CHALLENGE → Each line of the material below that holds the word "this" needs to be copied.
--- START OF DATASET EXTRACT ---
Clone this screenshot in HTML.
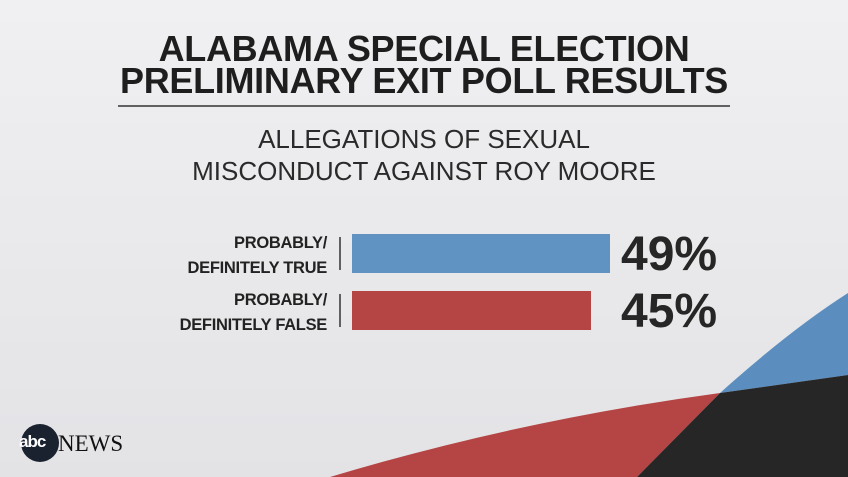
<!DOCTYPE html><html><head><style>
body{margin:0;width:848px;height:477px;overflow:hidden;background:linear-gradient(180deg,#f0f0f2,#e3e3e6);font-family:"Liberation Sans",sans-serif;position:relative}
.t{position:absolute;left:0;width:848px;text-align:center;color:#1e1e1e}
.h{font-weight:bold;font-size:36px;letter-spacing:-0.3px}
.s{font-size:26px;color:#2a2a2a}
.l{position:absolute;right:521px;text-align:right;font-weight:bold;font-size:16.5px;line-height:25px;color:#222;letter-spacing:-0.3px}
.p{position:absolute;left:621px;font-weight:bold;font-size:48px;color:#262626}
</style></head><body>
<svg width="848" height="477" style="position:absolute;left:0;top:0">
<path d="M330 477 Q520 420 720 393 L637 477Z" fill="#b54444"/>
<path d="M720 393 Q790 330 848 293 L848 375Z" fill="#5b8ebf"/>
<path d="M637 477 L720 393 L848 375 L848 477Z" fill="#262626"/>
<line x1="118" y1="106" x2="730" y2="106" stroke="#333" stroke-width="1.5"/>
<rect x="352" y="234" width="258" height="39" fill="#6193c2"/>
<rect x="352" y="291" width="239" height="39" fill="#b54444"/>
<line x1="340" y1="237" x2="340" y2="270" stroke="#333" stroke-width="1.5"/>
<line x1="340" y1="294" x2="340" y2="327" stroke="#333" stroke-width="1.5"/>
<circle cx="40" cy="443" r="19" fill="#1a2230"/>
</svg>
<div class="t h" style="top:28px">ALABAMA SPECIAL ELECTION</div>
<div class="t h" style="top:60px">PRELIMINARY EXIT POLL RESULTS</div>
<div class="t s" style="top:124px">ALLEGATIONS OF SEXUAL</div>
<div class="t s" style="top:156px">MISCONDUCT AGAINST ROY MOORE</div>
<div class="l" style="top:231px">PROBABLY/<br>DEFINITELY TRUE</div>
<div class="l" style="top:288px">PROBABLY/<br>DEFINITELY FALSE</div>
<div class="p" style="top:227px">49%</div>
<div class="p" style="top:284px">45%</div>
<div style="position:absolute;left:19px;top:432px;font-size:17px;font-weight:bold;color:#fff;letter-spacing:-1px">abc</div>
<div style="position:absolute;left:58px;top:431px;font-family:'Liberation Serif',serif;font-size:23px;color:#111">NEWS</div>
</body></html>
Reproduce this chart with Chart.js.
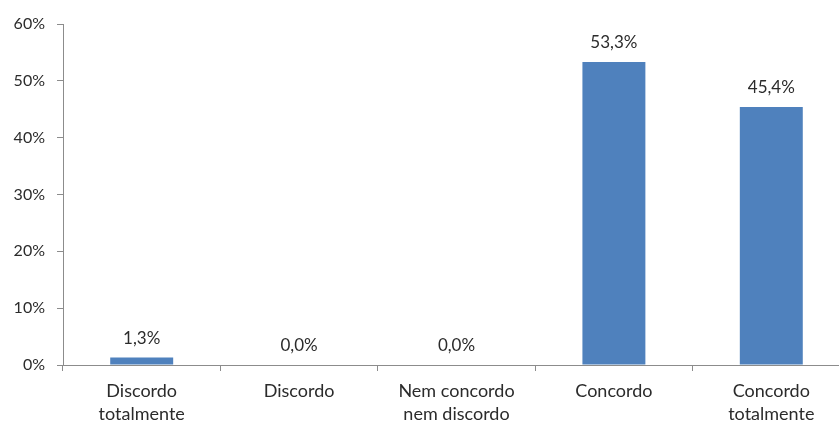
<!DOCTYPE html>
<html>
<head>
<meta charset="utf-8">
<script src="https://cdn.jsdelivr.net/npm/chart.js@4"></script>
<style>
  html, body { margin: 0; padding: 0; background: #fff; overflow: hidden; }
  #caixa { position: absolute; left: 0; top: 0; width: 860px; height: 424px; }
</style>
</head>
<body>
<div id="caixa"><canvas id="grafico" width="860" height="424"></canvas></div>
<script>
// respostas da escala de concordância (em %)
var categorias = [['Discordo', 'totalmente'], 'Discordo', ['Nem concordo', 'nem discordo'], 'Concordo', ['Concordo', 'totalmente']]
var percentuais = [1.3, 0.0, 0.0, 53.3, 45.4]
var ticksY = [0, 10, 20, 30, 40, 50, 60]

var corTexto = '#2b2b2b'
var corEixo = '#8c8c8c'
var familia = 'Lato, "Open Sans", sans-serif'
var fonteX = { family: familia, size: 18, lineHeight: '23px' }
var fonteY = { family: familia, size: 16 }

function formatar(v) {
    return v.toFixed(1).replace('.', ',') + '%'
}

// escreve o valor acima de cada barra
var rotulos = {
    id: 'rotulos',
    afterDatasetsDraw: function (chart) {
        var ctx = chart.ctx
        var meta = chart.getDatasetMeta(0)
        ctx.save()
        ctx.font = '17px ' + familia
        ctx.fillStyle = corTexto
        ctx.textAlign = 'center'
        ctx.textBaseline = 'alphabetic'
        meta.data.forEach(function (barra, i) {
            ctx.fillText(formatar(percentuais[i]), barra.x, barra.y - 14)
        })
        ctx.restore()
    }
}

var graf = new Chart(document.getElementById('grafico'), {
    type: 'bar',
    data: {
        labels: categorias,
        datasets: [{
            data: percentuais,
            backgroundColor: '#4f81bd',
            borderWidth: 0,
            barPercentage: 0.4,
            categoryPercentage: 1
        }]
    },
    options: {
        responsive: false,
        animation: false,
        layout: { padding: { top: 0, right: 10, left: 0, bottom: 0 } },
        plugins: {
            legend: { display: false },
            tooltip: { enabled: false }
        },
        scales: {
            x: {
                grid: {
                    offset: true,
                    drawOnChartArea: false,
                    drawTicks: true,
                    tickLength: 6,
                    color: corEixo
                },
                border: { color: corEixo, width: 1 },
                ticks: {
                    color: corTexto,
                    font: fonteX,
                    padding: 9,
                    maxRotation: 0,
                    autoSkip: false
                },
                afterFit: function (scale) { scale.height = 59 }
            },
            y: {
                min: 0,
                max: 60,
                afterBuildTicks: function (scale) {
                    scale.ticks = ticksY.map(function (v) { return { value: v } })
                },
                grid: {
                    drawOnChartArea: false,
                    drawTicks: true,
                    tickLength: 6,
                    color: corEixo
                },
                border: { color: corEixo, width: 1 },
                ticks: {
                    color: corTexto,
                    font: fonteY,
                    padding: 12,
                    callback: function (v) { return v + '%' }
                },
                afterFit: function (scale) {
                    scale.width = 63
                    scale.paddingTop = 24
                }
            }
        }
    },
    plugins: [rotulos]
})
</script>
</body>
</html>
--- END OF DATASET EXTRACT ---
--- START OF DATASET EXTRACT ---
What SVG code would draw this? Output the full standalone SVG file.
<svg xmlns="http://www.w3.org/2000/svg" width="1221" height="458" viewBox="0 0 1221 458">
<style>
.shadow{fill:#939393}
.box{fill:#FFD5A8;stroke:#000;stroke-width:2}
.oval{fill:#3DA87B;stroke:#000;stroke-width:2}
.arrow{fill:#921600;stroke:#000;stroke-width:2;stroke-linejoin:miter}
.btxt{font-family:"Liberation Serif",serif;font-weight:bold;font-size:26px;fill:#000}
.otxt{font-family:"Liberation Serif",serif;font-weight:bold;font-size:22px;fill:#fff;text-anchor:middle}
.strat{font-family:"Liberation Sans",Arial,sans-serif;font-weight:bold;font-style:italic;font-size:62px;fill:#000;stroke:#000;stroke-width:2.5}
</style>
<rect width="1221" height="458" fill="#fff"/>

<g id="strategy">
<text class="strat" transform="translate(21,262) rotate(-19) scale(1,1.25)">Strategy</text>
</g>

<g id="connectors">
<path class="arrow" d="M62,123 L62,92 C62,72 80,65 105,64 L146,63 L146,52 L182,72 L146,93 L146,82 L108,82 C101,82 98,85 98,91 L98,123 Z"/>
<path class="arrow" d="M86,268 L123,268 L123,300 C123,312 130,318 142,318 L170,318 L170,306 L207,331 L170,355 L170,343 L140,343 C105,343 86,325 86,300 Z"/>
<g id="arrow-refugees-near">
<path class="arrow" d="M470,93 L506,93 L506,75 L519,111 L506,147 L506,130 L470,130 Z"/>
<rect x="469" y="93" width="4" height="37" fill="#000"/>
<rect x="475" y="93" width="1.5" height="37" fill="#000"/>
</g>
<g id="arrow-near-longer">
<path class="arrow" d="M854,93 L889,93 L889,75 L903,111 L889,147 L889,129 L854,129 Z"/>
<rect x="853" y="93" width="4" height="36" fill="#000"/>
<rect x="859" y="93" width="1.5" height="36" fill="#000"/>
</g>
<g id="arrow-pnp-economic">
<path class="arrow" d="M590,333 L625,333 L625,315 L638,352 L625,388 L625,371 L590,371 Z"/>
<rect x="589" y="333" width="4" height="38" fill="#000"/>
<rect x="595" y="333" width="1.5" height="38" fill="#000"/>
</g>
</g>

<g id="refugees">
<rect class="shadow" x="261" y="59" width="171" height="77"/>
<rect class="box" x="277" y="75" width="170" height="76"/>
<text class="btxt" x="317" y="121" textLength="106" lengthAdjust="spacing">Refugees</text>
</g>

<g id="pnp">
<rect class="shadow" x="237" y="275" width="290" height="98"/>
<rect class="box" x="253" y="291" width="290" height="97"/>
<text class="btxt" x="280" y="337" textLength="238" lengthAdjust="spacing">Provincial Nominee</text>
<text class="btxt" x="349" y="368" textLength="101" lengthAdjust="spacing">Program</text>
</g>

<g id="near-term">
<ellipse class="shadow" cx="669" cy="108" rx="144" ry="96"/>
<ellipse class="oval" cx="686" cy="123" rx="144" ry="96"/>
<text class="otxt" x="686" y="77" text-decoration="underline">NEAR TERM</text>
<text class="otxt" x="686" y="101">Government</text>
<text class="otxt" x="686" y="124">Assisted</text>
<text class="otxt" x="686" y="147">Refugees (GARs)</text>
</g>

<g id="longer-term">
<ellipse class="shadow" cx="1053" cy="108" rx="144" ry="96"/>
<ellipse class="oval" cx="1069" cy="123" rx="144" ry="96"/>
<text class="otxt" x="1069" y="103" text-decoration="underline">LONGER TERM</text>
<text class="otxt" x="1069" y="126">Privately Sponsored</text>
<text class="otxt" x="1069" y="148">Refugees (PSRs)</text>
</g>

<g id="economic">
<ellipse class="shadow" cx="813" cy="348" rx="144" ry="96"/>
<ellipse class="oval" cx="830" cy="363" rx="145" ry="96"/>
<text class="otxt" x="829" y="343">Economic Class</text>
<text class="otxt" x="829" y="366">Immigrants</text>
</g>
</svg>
--- END OF DATASET EXTRACT ---
TASK RESPONSE →
Clone this screenshot in HTML.
Reproduce this chart with Chart.js.
What SVG code would draw this? Output the full standalone SVG file.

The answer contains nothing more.